What is the practical benefit of these findings for parents, teachers and policy makers? When our children’s sense of worth and value comes primarily from the “outside” they tend to have more problems with illness, body complaints, social problems, anxiety and depression. This makes them highly vulnerable to the negative impacts of bullying and other victimizations. Healthy development and living requires some internal control of one’s worth and value which fortifies and inoculates against external threats.

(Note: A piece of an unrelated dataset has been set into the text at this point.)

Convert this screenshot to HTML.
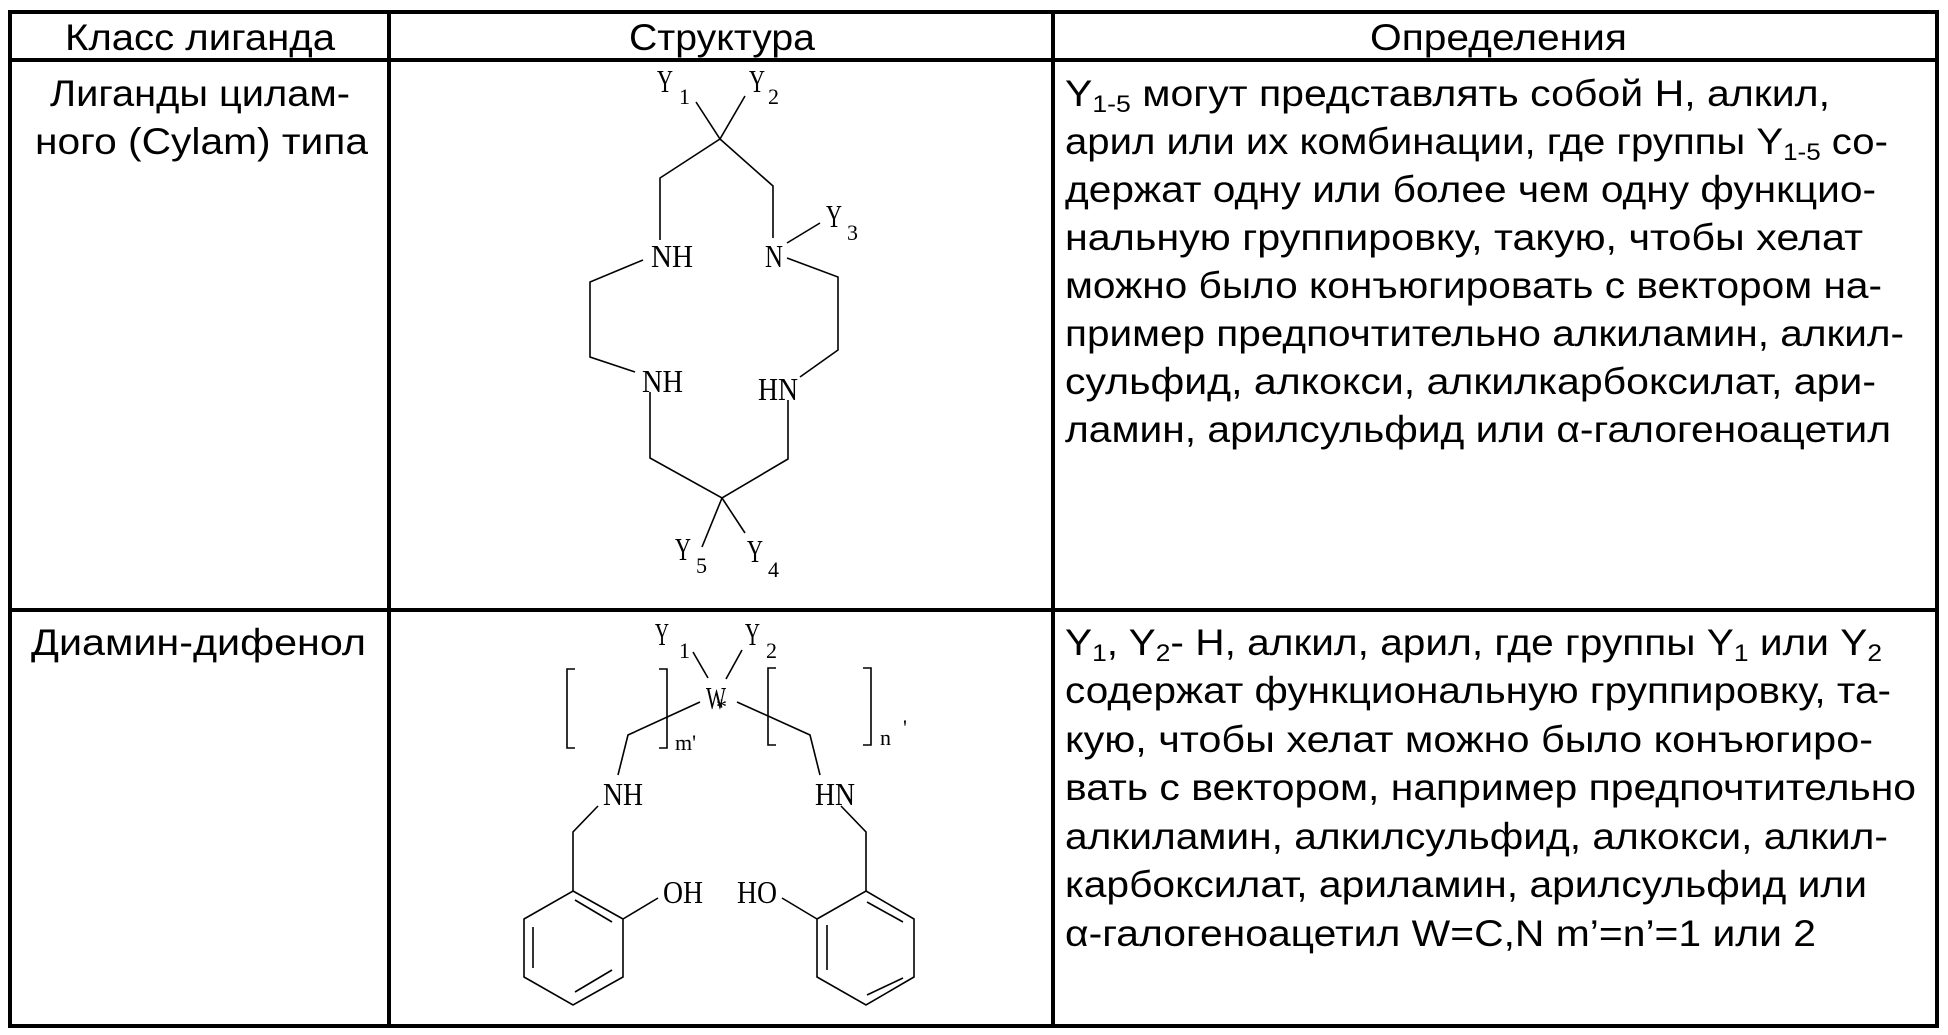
<!DOCTYPE html>
<html><head><meta charset="utf-8"><style>
html,body{margin:0;padding:0;background:#fff;}
svg{display:block;}
.t{font-family:"Liberation Sans",sans-serif;font-size:37px;fill:#000;}
.c{font-family:"Liberation Serif",serif;font-size:32px;fill:#000;}
.s{font-family:"Liberation Serif",serif;font-size:22px;fill:#000;}
</style></head><body>
<svg width="1948" height="1035" viewBox="0 0 1948 1035" xmlns="http://www.w3.org/2000/svg">
<g stroke="#000" stroke-width="4" fill="none">
<rect x="10" y="12" width="1927" height="1014"/>
<line x1="10" y1="60" x2="1937" y2="60"/>
<line x1="10" y1="610" x2="1937" y2="610"/>
<line x1="389" y1="12" x2="389" y2="1026"/>
<line x1="1053" y1="12" x2="1053" y2="1026"/>
</g>
<text class="t" x="65" y="50" textLength="270" lengthAdjust="spacingAndGlyphs">Класс лиганда</text>
<text class="t" x="629" y="50" textLength="186" lengthAdjust="spacingAndGlyphs">Структура</text>
<text class="t" x="1370" y="50" textLength="257" lengthAdjust="spacingAndGlyphs">Определения</text>
<text class="t" x="50" y="106" textLength="300" lengthAdjust="spacingAndGlyphs">Лиганды цилам-</text>
<text class="t" x="35" y="154" textLength="333" lengthAdjust="spacingAndGlyphs">ного (Cylam) типа</text>
<text class="t" x="31" y="655" textLength="335" lengthAdjust="spacingAndGlyphs">Диамин-дифенол</text>
<text class="t" x="1065" y="106" textLength="765" lengthAdjust="spacingAndGlyphs">Y<tspan font-size="24" dy="6">1-5</tspan><tspan dy="-6"> могут представлять собой Н, алкил,</tspan></text>
<text class="t" x="1065" y="154" textLength="823" lengthAdjust="spacingAndGlyphs">арил или их комбинации, где группы Y<tspan font-size="24" dy="6">1-5</tspan><tspan dy="-6"> со-</tspan></text>
<text class="t" x="1065" y="202" textLength="811" lengthAdjust="spacingAndGlyphs">держат одну или более чем одну функцио-</text>
<text class="t" x="1065" y="250" textLength="798" lengthAdjust="spacingAndGlyphs">нальную группировку, такую, чтобы хелат</text>
<text class="t" x="1065" y="298" textLength="817" lengthAdjust="spacingAndGlyphs">можно было конъюгировать с вектором на-</text>
<text class="t" x="1065" y="346" textLength="839" lengthAdjust="spacingAndGlyphs">пример предпочтительно алкиламин, алкил-</text>
<text class="t" x="1065" y="394" textLength="811" lengthAdjust="spacingAndGlyphs">сульфид, алкокси, алкилкарбоксилат, ари-</text>
<text class="t" x="1065" y="442" textLength="826" lengthAdjust="spacingAndGlyphs">ламин, арилсульфид или α-галогеноацетил</text>
<text class="t" x="1065" y="655" textLength="817" lengthAdjust="spacingAndGlyphs">Y<tspan font-size="24" dy="6">1</tspan><tspan dy="-6">, Y</tspan><tspan font-size="24" dy="6">2</tspan><tspan dy="-6">- Н, алкил, арил, где группы Y</tspan><tspan font-size="24" dy="6">1</tspan><tspan dy="-6"> или Y</tspan><tspan font-size="24" dy="6">2</tspan></text>
<text class="t" x="1065" y="703" textLength="826" lengthAdjust="spacingAndGlyphs">содержат функциональную группировку, та-</text>
<text class="t" x="1065" y="752" textLength="808" lengthAdjust="spacingAndGlyphs">кую, чтобы хелат можно было конъюгиро-</text>
<text class="t" x="1065" y="800" textLength="851" lengthAdjust="spacingAndGlyphs">вать с вектором, например предпочтительно</text>
<text class="t" x="1065" y="849" textLength="823" lengthAdjust="spacingAndGlyphs">алкиламин, алкилсульфид, алкокси, алкил-</text>
<text class="t" x="1065" y="897" textLength="802" lengthAdjust="spacingAndGlyphs">карбоксилат, ариламин, арилсульфид или</text>
<text class="t" x="1065" y="946" textLength="751" lengthAdjust="spacingAndGlyphs">α-галогеноацетил W=C,N m’=n’=1 или 2</text>

<g stroke="#000" stroke-width="1.6" fill="none">
<polyline points="696,102 720,139 745,96"/>
<polyline points="660,240 660,178 720,139 773,186 773,238"/>
<line x1="787" y1="243" x2="820" y2="223"/>
<polyline points="787,258 838,277 838,350 800,377"/>
<polyline points="788,400 788,459 722,498 650,458 650,392"/>
<polyline points="643,260 590,282 590,357 635,372"/>
<line x1="722" y1="498" x2="702" y2="547"/>
<line x1="722" y1="498" x2="745" y2="533"/>
</g>
<text class="c" x="657" y="92" textLength="16" lengthAdjust="spacingAndGlyphs">Y</text><text class="s" x="679" y="104">1</text>
<text class="c" x="749" y="92" textLength="16" lengthAdjust="spacingAndGlyphs">Y</text><text class="s" x="768" y="104">2</text>
<text class="c" x="826" y="227" textLength="16" lengthAdjust="spacingAndGlyphs">Y</text><text class="s" x="847" y="240">3</text>
<text class="c" x="651" y="267" textLength="42" lengthAdjust="spacingAndGlyphs">NH</text>
<text class="c" x="765" y="267" textLength="18" lengthAdjust="spacingAndGlyphs">N</text>
<text class="c" x="642" y="392" textLength="41" lengthAdjust="spacingAndGlyphs">NH</text>
<text class="c" x="758" y="400" textLength="40" lengthAdjust="spacingAndGlyphs">HN</text>
<text class="c" x="675" y="560" textLength="16" lengthAdjust="spacingAndGlyphs">Y</text><text class="s" x="696" y="573">5</text>
<text class="c" x="747" y="562" textLength="16" lengthAdjust="spacingAndGlyphs">Y</text><text class="s" x="768" y="577">4</text>

<g stroke="#000" stroke-width="1.6" fill="none">
<polyline points="575,669 567,669 567,748 575,748"/>
<polyline points="659,669 667,669 667,748 659,748"/>
<polyline points="776,668 768,668 768,745 776,745"/>
<polyline points="863,668 871,668 871,745 863,745"/>
<line x1="693" y1="652" x2="708" y2="678"/>
<line x1="742" y1="650" x2="726" y2="679"/>
<polyline points="700,702 628,735 618,775"/>
<polyline points="737,702 810,735 820,775"/>
<polyline points="598,806 573,832 573,891"/>
<polyline points="841,806 866,832 866,891"/>
<polygon points="573,891 623,919 623,977 573,1005 524,977 524,919"/>
<line x1="575" y1="900" x2="612" y2="922"/>
<line x1="533" y1="927" x2="533" y2="968"/>
<line x1="575" y1="992" x2="612" y2="970"/>
<line x1="623" y1="919" x2="658" y2="898"/>
<polygon points="866,891 914,919 914,977 866,1005 817,977 817,919"/>
<line x1="867" y1="902" x2="903" y2="922"/>
<line x1="827" y1="925" x2="827" y2="970"/>
<line x1="867" y1="995" x2="903" y2="978"/>
<line x1="817" y1="919" x2="782" y2="898"/>
</g>
<text class="c" x="655" y="645" textLength="14" lengthAdjust="spacingAndGlyphs">Y</text><text class="s" x="679" y="658">1</text>
<text class="c" x="745" y="645" textLength="15" lengthAdjust="spacingAndGlyphs">Y</text><text class="s" x="766" y="658">2</text>
<text class="c" x="706" y="709" textLength="20" lengthAdjust="spacingAndGlyphs">W</text>
<text class="s" x="716" y="714">*</text>
<text class="s" x="675" y="750">m'</text>
<text class="s" x="880" y="745">n</text><text class="s" x="903" y="735">'</text>
<text class="c" x="603" y="805" textLength="40" lengthAdjust="spacingAndGlyphs">NH</text>
<text class="c" x="815" y="805" textLength="40" lengthAdjust="spacingAndGlyphs">HN</text>
<text class="c" x="663" y="903" textLength="40" lengthAdjust="spacingAndGlyphs">OH</text>
<text class="c" x="737" y="903" textLength="40" lengthAdjust="spacingAndGlyphs">HO</text>
</svg>
</body></html>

A recent study conducted at the University of Oxford evaluated 30 studies that examined relationships between parenting, antisocial behavior and CU traits. Callous-unemotional traits are characteristics like deceitfulness, having very little emotional connectedness, being manipulative and having very little guilt or remorse. These traits are strongly associated with antisocial behavior. Across all studies parenting styles predicted CU traits and CU traits of children predicted parenting styles. For example, high CU traits were predicted by harsh parenting, inconsistent discipline, corporal punishment and poor parent-child communication. On the other hand, when parents had a style of warmth and used ample positive reinforcement…child CU traits were low. Also, when children had higher CU traits there was a decrease in parental involvement and increased corporal punishment, which led to the development of antisocial behavior. The studies that examined treatment outcomes suggest that CU traits decreased with treatment. Hmmm…I think we get the connection.

Here’s the “take-away” parents: First, claim your power as the one who teaches your child how to develop an internal reference for self-worth…this empowers them and makes them less vulnerable to the negative impacts of victimization and increases their well-being. Second, be warm and nurturing with your children. Remain available and involved. Use ample positive reinforcement of healthy behaviors. And if your child has high CU, by all means, seek treatment.